Tuesday, August 14, 2007

44. Among Other Things, I've Taken Up Smoking

Among Other Things, I've Taken Up Smoking (Aoibheann Sweeney, 2007)

My daily NYT habit has led me to a lot of good books this year. I read this review and immediately requested AOTITUS. That title is way to long for me to keep typing out. I have a weakness for first novels, even though a good one inevitably leaves me waiting years for the author's next attempt. So maddening.

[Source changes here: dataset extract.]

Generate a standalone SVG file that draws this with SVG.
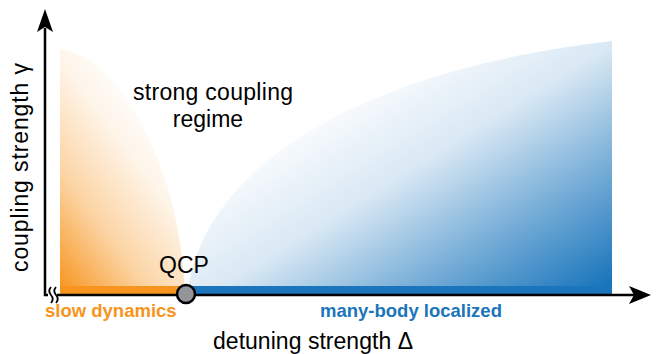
<svg xmlns="http://www.w3.org/2000/svg" width="660" height="354" viewBox="0 0 660 354">
<style>
.lbl{font-family:"Liberation Sans",Arial,Helvetica,sans-serif;font-size:23px;fill:#000}
.reg{font-family:"Liberation Sans",Arial,Helvetica,sans-serif;font-size:18.5px;font-weight:bold}
.axis{stroke:#000;stroke-width:2.5;fill:none}
</style>
<defs>
<linearGradient id="gOr" gradientUnits="userSpaceOnUse" x1="60" y1="292" x2="196" y2="190">
<stop offset="0" stop-color="#f7941d" stop-opacity="1"/>
<stop offset="0.43" stop-color="#f7941d" stop-opacity="0.4"/>
<stop offset="0.82" stop-color="#f7941d" stop-opacity="0.1"/>
<stop offset="1" stop-color="#f7941d" stop-opacity="0.03"/>
</linearGradient>
<linearGradient id="gBl" gradientUnits="userSpaceOnUse" x1="612" y1="293" x2="454" y2="38">
<stop offset="0" stop-color="#1070b9" stop-opacity="1"/>
<stop offset="0.36" stop-color="#1070b9" stop-opacity="0.58"/>
<stop offset="0.7" stop-color="#1070b9" stop-opacity="0.16"/>
<stop offset="1" stop-color="#1070b9" stop-opacity="0.03"/>
</linearGradient>
</defs>
<g id="regions">
<path id="slow-region" d="M60,292 L60,50 C110,50 178,150 185,292 Z" fill="url(#gOr)"/>
<path id="mbl-region" d="M188,292 C198,190 320,75 612,41 L612,292 Z" fill="url(#gBl)"/>
<rect x="60" y="286" width="126" height="8" fill="#f7941d"/>
<rect x="186" y="286" width="426" height="8" fill="#1a75bc"/>
</g>
<g id="axes">
<path class="axis" d="M45,28 L45,295 L48,295"/>
<path class="axis" d="M57,295 L634,295"/>
<path d="M45,9 L53,32 L45,27 L37,32 Z" fill="#000"/>
<path d="M651,295 L629,286 L634,295 L629,304 Z" fill="#000"/>
<path d="M51,287 q-3.5,4 0,8 q3.5,4 0,8 M56,287 q-3.5,4 0,8 q3.5,4 0,8" stroke="#000" stroke-width="1.8" fill="none"/>
</g>
<g id="qcp">
<circle cx="186" cy="294" r="9" fill="#939598" stroke="#000" stroke-width="2.5"/>
<text class="lbl" x="184" y="273" text-anchor="middle" font-size="22">QCP</text>
</g>
<g id="labels">
<text class="lbl" x="213" y="100" text-anchor="middle" textLength="160">strong coupling</text>
<text class="lbl" x="208" y="127" text-anchor="middle">regime</text>
<text class="reg" x="45" y="317" fill="#f7941d">slow dynamics</text>
<text class="reg" x="320" y="317" fill="#1b75bb">many-body localized</text>
<text class="lbl" x="313" y="349" text-anchor="middle" textLength="200">detuning strength Δ</text>
<text class="lbl" transform="translate(28,167.5) rotate(-90)" text-anchor="middle" textLength="209">coupling strength γ</text>
</g>
</svg>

This one's about Miranda, a kind of weird, lonely girl who lives on a tiny Maine island with her father, who's translating Ovid's Metamorphoses. Her mother died when Miranda was three, in what could have been an accident or might have been a suicide. Ovid's stories are woven into Miranda's in a wonderfully natural way. Miranda's father is withdrawn and interested only in his work and she's actually being raised by Mr. Blackwell, a mysterious friend of her father's. When Miranda graduates from high school, her father sends her to New York City to work at a library he founded years before. There, she meets people from her father's past and starts to realize the truth behind the her parents' mysterious past and how they ended up in Maine.

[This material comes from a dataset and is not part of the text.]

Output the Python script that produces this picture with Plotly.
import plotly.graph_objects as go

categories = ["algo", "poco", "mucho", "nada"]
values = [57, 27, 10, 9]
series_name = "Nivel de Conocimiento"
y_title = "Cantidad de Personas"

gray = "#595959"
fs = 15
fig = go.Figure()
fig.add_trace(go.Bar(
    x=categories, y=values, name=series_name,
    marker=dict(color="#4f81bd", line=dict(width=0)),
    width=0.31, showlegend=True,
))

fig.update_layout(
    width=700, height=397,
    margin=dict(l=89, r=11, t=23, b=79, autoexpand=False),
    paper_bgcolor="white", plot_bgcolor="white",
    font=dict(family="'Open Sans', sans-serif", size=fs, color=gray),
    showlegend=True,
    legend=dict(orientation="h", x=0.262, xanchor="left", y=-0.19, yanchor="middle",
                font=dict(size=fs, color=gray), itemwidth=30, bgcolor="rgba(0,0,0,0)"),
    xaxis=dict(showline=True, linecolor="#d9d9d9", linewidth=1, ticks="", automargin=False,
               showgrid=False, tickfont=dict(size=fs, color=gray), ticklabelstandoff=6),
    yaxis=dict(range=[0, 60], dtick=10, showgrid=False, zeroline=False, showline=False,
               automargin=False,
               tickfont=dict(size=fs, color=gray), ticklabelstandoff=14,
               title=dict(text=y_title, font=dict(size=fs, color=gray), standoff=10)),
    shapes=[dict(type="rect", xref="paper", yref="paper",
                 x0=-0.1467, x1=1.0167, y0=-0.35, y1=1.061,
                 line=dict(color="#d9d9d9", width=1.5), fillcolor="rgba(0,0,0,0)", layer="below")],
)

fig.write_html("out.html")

Coming of age stories can be painful and trite, but this one is lovely. I liked that the novel was separated into three sections (The Age of Silver, The Age of Bronze, and the Age of Steel), each named for parts of the origin of the world according to Book One of Metamorphoses, and each of which represents a different part of Miranda's story. It's clever without knocking you over the head. Sweeney has a real gift for language that's both spare and descriptive, and her facility with allusion is really amazing. I usually don't like books that use one source so extensively, maybe because I haven't read enough of the canon to be familiar with most of what's used, but this time it worked for me. Maybe that's because I've read Ovid more than once, and am pretty familiar with Greek mythology in general. But the book is definitely good, and through Miranda, Sweeney sneaks in enough explanation and interpretation that you don't even need to know the stories before coming to this book.